A five-month old 4.4-kilogramme Emirati boy, stricken with a rare unpreventable recessive X disorder, and the youngest recipient of a donated liver in the UAE, courtesy of his 37-year-old paternal aunt, shall now be on lifelong monitoring and treatment.
Fifth child Ahmed Al Yassi is recuperating at the Burjeel Medical City-Paediatric Intensive Care Unit (BMC-PICU) since his
April 4, 2025 12-hour ultra-delicate transplantation. His giant strength, and his family’s and the medical team’s indefatigability, serve as an inspiring testimony for the August 13 “World Organ Donation Day."
The WODD 2025 theme is “Answering the Call,” for the continuous correct information dissemination on the necessity to grant one’s organ/s to save lives.
In the UAE, since 2017, is the Ministry of Health and Prevention-spearheaded National Programme for Donation and Transplantation of Human Organs and Tissues-Hayat Programme. According to a press statement, quoting undersecretary, Dr. Mohammed Salim Al Olama, it has been boosted with advanced digital solutions and artificial intelligence that guarantees transparency and efficiency at every stage of organ donation and transplantation process. Its website as of 4:30 p.m. of August 13 had “37,298 registered donors.”
From a press statement quoting Department of Health-Abu Dhabi undersecretary Dr. Noura Khamis Al Ghaithi, 1,380 transplantations, through the Hayat Programme, were carried out from 2017 to 2024. The 2024 were at 290: seven heart, 142 kidney, 117 liver, 22 lung, and two pancreas.
Over at BMC, elated was Ahmed’s father Yahya: “My baby’s recovery is nothing short of a miracle. We were once a family living in fear of losing another child due to a liver problem. I hope our story inspires others to come forward, to learn more, and consider becoming donors. You never know whose life might change.”
Abdominal Transplant and Hepato-Pancreatic Biliary surgeon Dr. Johns Shaji Mathew confirmed that Ahmed shall receive “lifetime monitoring and therapy that includes immunosuppressive medications to prevent organ rejection, while the transplant on Ahmed has resolved the liver-related complications.”
“Ahmed will be regularly supervised by liver and genetics specialists for ongoing evaluation,” added Mathew, among the multi-disciplinary team members, led by Burjeel Abdominal Multi-Organ Transplant Programme-Transplant Surgery director Dr. Gourab Sen.

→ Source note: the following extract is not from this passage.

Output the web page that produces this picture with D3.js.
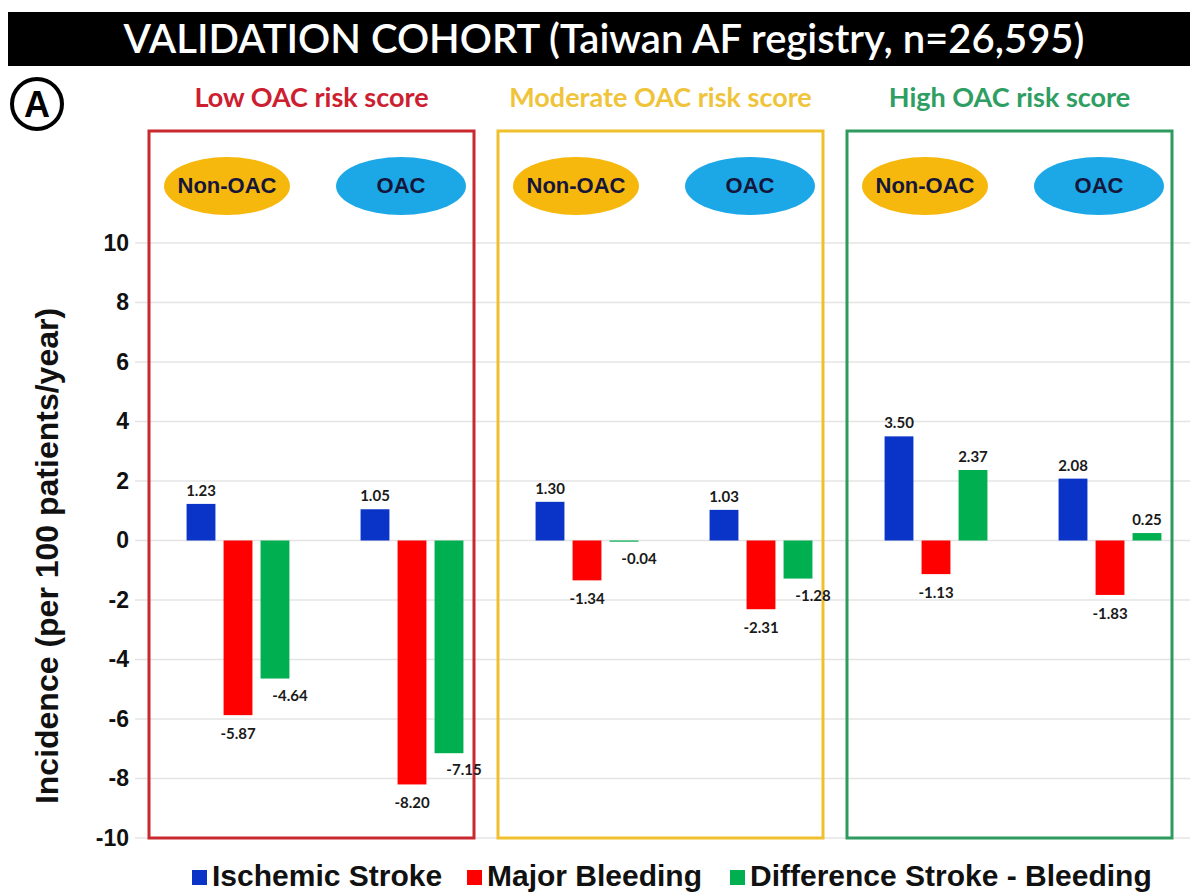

The other on-case Transplant Team were Anaesthesia Division chairperson Dr. Ramamurthy Baskaran and specialists Dr. George Jacob and Dr. Anshu S., and Paediatric Intensive Care Unit (PICU) consultant Dr. Kesava Ramakrishnan. Their advice: “urgent transplantation.”
Ahmed’s health debilitated due to the rise of his liver enzymes immediately birth. His diagnostics demonstrated that he is afflicted with ATP6AP1-Congenital Disorder of Glycosylation (ATP6AP1-CDG).
Instrumental were the “family’s conviction” and the bravery-cum-volunteerism of mother-of-five Haifaa, Yahya’s sister-in-law, who passed all compatibility tests. She and Ahmed are A+ blood type.
Mathew said: “The family’s conviction came from the fact that without a transplant, Ahmed’s survival chances were extremely low. They already experienced the loss of an older son to similar complications, which made them determined not to lose another.”
“The doctors gave us new hope. My sister-in-law gave us life again,” said Yahya.
The USA-headquartered public-private-supported Frontiers in Congenital Disorders of Glycosylation (FCDG) portal notes that ATP6AP1-CDG generally affects males at one every one million. Ahmed has so far become the 31st survivor. There are 30 in other countries. The oldest patient is age 67.
ATP6AP1-CDG “age onset” range from the mother’s pregnancy to age two, notes the Orphanet Knowledge on Rare Diseases and Orphan Drugs.
From the FCDG, patients “may have variable degree of liver dysfunction and immunodeficiency with recurrent infections.” Impaired-ness include developmental delays; abnormal body movement; gastrointestinal, urinary and genital problems; congenital heart defects and blood syndromes. So far, the solution is “liver transplantation which has been successful in patients with severe liver failure.”
Mathew said decreased transmission would only be via “genetic screening and pre-marital genetic counselling to identify carriers and inform reproductive decisions for families with a known history.”
Ahmed’s family history has “his grandfather passed on in 2010 due to a liver disease.”
From the BMC Transplant Team that encourages a well-informed community on organ donation and transplantation: “Ahmed’s survival underscores the transformative power of organ donation and the advanced capabilities we now have in the UAE to perform complex, high-stakes surgeries for even the tiniest patients. Liver transplantation is not just surgical procedure; it is a second chance at life for those with no other options.”